Requirement = Every line of the material that follows must be printed again exactly.

Data excerpt =
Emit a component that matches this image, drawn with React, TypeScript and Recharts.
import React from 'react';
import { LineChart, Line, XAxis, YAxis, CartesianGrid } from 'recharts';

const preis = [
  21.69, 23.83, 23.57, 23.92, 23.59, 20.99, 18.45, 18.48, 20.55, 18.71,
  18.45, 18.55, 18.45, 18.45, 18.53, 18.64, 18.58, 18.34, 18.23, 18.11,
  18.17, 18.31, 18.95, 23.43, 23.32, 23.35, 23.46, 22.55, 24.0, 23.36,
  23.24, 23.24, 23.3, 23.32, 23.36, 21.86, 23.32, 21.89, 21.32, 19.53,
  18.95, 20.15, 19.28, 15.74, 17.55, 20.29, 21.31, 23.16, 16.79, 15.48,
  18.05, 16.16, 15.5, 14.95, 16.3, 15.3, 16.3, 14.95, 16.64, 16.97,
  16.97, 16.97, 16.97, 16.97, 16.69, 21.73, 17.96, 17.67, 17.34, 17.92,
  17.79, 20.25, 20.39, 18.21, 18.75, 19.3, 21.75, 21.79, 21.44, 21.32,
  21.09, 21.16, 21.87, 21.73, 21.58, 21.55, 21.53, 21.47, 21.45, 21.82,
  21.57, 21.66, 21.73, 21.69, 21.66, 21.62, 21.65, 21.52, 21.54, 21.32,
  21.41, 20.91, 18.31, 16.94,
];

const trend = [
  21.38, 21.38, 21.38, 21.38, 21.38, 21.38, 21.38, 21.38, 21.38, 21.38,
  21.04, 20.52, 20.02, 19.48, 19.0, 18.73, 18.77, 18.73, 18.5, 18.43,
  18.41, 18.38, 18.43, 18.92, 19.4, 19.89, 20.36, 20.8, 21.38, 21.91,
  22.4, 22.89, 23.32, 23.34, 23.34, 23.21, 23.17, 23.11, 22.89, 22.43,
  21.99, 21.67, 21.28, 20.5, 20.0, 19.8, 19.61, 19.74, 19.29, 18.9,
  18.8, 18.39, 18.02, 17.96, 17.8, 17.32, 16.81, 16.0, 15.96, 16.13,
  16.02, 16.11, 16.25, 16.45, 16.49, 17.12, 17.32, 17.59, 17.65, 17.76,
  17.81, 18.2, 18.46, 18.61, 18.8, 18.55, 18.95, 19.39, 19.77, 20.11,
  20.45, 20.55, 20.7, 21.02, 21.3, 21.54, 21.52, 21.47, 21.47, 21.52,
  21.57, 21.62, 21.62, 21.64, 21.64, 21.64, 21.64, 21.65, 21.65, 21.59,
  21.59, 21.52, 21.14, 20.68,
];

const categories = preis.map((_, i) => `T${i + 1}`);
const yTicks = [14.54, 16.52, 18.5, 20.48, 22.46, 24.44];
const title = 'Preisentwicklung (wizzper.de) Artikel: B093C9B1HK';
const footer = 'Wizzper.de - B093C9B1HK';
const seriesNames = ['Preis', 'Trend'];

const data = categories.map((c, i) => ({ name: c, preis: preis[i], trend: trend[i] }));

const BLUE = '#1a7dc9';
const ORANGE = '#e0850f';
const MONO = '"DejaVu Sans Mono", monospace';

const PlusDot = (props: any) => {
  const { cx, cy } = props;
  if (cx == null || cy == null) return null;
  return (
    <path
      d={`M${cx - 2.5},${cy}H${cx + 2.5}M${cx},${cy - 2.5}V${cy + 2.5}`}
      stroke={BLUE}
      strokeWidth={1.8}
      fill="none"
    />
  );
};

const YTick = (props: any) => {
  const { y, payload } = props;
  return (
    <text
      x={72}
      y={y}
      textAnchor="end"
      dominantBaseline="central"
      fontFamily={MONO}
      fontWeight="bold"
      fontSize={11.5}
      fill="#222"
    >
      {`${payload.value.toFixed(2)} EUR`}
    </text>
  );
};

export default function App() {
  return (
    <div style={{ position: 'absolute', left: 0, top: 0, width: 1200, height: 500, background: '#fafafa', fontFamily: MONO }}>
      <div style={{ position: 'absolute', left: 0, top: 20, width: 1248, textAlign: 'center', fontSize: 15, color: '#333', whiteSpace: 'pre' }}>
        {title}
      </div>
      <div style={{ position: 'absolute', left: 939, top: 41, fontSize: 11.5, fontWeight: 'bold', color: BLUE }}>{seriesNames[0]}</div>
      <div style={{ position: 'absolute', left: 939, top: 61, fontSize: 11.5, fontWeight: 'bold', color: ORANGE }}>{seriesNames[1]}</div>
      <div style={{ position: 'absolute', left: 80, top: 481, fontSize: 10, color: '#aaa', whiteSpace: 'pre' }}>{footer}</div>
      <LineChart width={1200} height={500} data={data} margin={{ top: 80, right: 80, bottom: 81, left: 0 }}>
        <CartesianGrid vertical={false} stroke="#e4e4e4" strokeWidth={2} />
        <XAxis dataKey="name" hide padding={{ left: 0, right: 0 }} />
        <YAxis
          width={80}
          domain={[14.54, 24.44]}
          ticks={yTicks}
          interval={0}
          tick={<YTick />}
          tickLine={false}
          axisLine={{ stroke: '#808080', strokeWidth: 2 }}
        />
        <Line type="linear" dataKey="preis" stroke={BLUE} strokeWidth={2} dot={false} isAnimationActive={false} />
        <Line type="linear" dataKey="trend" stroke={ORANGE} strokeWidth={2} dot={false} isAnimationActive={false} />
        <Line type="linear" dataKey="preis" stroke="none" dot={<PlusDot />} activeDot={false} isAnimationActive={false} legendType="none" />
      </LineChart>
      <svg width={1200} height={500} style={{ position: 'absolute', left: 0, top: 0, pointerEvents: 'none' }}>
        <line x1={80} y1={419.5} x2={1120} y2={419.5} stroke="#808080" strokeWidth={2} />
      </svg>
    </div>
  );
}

Reply to the exercise =
Emit a component that matches this image, drawn with React, TypeScript and Recharts.
import React from 'react';
import { LineChart, Line, XAxis, YAxis, CartesianGrid } from 'recharts';

const preis = [
  21.69, 23.83, 23.57, 23.92, 23.59, 20.99, 18.45, 18.48, 20.55, 18.71,
  18.45, 18.55, 18.45, 18.45, 18.53, 18.64, 18.58, 18.34, 18.23, 18.11,
  18.17, 18.31, 18.95, 23.43, 23.32, 23.35, 23.46, 22.55, 24.0, 23.36,
  23.24, 23.24, 23.3, 23.32, 23.36, 21.86, 23.32, 21.89, 21.32, 19.53,
  18.95, 20.15, 19.28, 15.74, 17.55, 20.29, 21.31, 23.16, 16.79, 15.48,
  18.05, 16.16, 15.5, 14.95, 16.3, 15.3, 16.3, 14.95, 16.64, 16.97,
  16.97, 16.97, 16.97, 16.97, 16.69, 21.73, 17.96, 17.67, 17.34, 17.92,
  17.79, 20.25, 20.39, 18.21, 18.75, 19.3, 21.75, 21.79, 21.44, 21.32,
  21.09, 21.16, 21.87, 21.73, 21.58, 21.55, 21.53, 21.47, 21.45, 21.82,
  21.57, 21.66, 21.73, 21.69, 21.66, 21.62, 21.65, 21.52, 21.54, 21.32,
  21.41, 20.91, 18.31, 16.94,
];

const trend = [
  21.38, 21.38, 21.38, 21.38, 21.38, 21.38, 21.38, 21.38, 21.38, 21.38,
  21.04, 20.52, 20.02, 19.48, 19.0, 18.73, 18.77, 18.73, 18.5, 18.43,
  18.41, 18.38, 18.43, 18.92, 19.4, 19.89, 20.36, 20.8, 21.38, 21.91,
  22.4, 22.89, 23.32, 23.34, 23.34, 23.21, 23.17, 23.11, 22.89, 22.43,
  21.99, 21.67, 21.28, 20.5, 20.0, 19.8, 19.61, 19.74, 19.29, 18.9,
  18.8, 18.39, 18.02, 17.96, 17.8, 17.32, 16.81, 16.0, 15.96, 16.13,
  16.02, 16.11, 16.25, 16.45, 16.49, 17.12, 17.32, 17.59, 17.65, 17.76,
  17.81, 18.2, 18.46, 18.61, 18.8, 18.55, 18.95, 19.39, 19.77, 20.11,
  20.45, 20.55, 20.7, 21.02, 21.3, 21.54, 21.52, 21.47, 21.47, 21.52,
  21.57, 21.62, 21.62, 21.64, 21.64, 21.64, 21.64, 21.65, 21.65, 21.59,
  21.59, 21.52, 21.14, 20.68,
];

const categories = preis.map((_, i) => `T${i + 1}`);
const yTicks = [14.54, 16.52, 18.5, 20.48, 22.46, 24.44];
const title = 'Preisentwicklung (wizzper.de) Artikel: B093C9B1HK';
const footer = 'Wizzper.de - B093C9B1HK';
const seriesNames = ['Preis', 'Trend'];

const data = categories.map((c, i) => ({ name: c, preis: preis[i], trend: trend[i] }));

const BLUE = '#1a7dc9';
const ORANGE = '#e0850f';
const MONO = '"DejaVu Sans Mono", monospace';

const PlusDot = (props: any) => {
  const { cx, cy } = props;
  if (cx == null || cy == null) return null;
  return (
    <path
      d={`M${cx - 2.5},${cy}H${cx + 2.5}M${cx},${cy - 2.5}V${cy + 2.5}`}
      stroke={BLUE}
      strokeWidth={1.8}
      fill="none"
    />
  );
};

const YTick = (props: any) => {
  const { y, payload } = props;
  return (
    <text
      x={72}
      y={y}
      textAnchor="end"
      dominantBaseline="central"
      fontFamily={MONO}
      fontWeight="bold"
      fontSize={11.5}
      fill="#222"
    >
      {`${payload.value.toFixed(2)} EUR`}
    </text>
  );
};

export default function App() {
  return (
    <div style={{ position: 'absolute', left: 0, top: 0, width: 1200, height: 500, background: '#fafafa', fontFamily: MONO }}>
      <div style={{ position: 'absolute', left: 0, top: 20, width: 1248, textAlign: 'center', fontSize: 15, color: '#333', whiteSpace: 'pre' }}>
        {title}
      </div>
      <div style={{ position: 'absolute', left: 939, top: 41, fontSize: 11.5, fontWeight: 'bold', color: BLUE }}>{seriesNames[0]}</div>
      <div style={{ position: 'absolute', left: 939, top: 61, fontSize: 11.5, fontWeight: 'bold', color: ORANGE }}>{seriesNames[1]}</div>
      <div style={{ position: 'absolute', left: 80, top: 481, fontSize: 10, color: '#aaa', whiteSpace: 'pre' }}>{footer}</div>
      <LineChart width={1200} height={500} data={data} margin={{ top: 80, right: 80, bottom: 81, left: 0 }}>
        <CartesianGrid vertical={false} stroke="#e4e4e4" strokeWidth={2} />
        <XAxis dataKey="name" hide padding={{ left: 0, right: 0 }} />
        <YAxis
          width={80}
          domain={[14.54, 24.44]}
          ticks={yTicks}
          interval={0}
          tick={<YTick />}
          tickLine={false}
          axisLine={{ stroke: '#808080', strokeWidth: 2 }}
        />
        <Line type="linear" dataKey="preis" stroke={BLUE} strokeWidth={2} dot={false} isAnimationActive={false} />
        <Line type="linear" dataKey="trend" stroke={ORANGE} strokeWidth={2} dot={false} isAnimationActive={false} />
        <Line type="linear" dataKey="preis" stroke="none" dot={<PlusDot />} activeDot={false} isAnimationActive={false} legendType="none" />
      </LineChart>
      <svg width={1200} height={500} style={{ position: 'absolute', left: 0, top: 0, pointerEvents: 'none' }}>
        <line x1={80} y1={419.5} x2={1120} y2={419.5} stroke="#808080" strokeWidth={2} />
      </svg>
    </div>
  );
}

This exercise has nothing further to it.